Normes et violences de genre
Le conte, pense-t-on généralement, est un genre spécifiquement destiné aux enfants. À l’origine pourtant, ces récits n’étaient aucunement destinés à un jeune public – bien au contraire. Certains d’entre eux, comme La Belle et la Bête (1740) de Mme de Villeneuve, servaient à remettre en question la normativité de genre et à éduquer les jeunes femmes, notamment en matière de consentement: lorsque la Bête demande à la Belle si elle accepte de coucher avec lui, elle précise: «Mais sans vous effrayer répondez comme il faut. Dites précisément oui ou non.» Lorsque l’héroïne refuse, la Bête respecte son choix sans insister: «Eh bien, puisque vous ne voulez pas, je m’en vais.»  D’autres récits, plus sombres et violents, dépeignent des situations de domination masculine flagrantes, comme dans les versions de La Belle au bois dormant du Perceforest (XIVe siècle) et de Giambattista Basile (1634), où un prince viole une princesse endormie sans qu’elle ne se réveille ni ne puisse consentir.
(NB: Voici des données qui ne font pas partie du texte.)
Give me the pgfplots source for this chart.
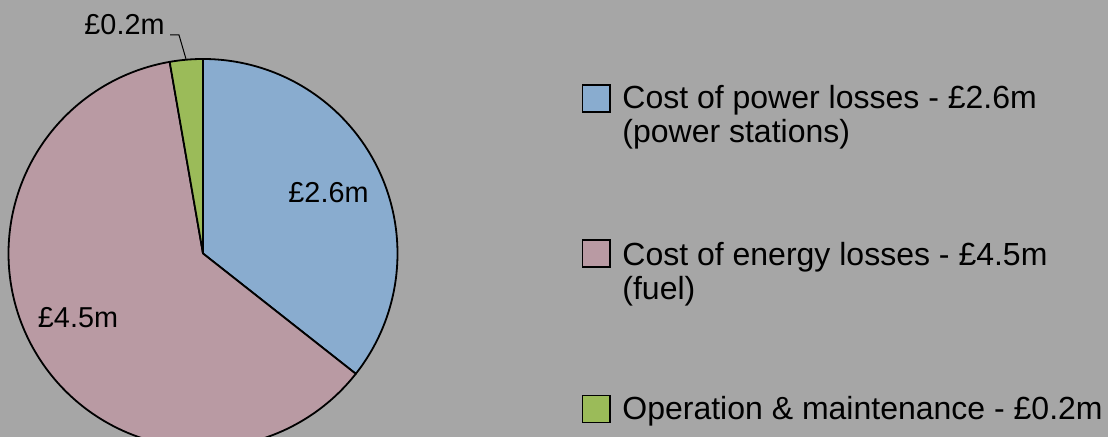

Si certains de ces contes peuvent être interprétés comme des mises en garde contre les dérives du pouvoir masculin, ils ont également renforcé le stéréotype de la passivité féminine et contribué à une normalisation de la violence. Un processus qui n’est pas sans rappeler les enjeux du procès de Mazan et qui pousse à réfléchir à l’impact de ces récits dans la construction de l’imaginaire collectif contemporain. «Ces histoires sont ancrées dans un contexte socioculturel donné, mais la façon dont nous les interprétons révèle nos propres conditionnements, cultures et idées préconçues», précise Mariel Mazzocco.

Le pouvoir de rêver
Le cours «Femmes et spiritualité: entre mythes et contes de fées» vise un triple objectif: redécouvrir les écrivaines de contes, questionner les clichés de genre et réenchanter le réel. «Dans un monde bouleversé comme le nôtre, aborder la question des contes de fées permet d’ouvrir un nouvel espace qui permet de s’accorder le pouvoir d’imaginer et de rêver, explique la philosophe Mazzocco. Dans ce cours, la notion de spiritualité évoque une quête de soi, une exploration intérieure.» À l’image de La Petite Sirène d’Andersen (1837) qui prend conscience que son bonheur ne dépend que d’elle-même, l’étude des contes permet une introspection, un déconditionnement des normes qui façonnent notre identité et la prise de conscience que chaque individu porte en lui les clés de son propre devenir. «Ce cours ne s’adresse pas qu’aux femmes, mais à toute personne prête à déconstruire son imaginaire», conclut Mariel Mazzocco.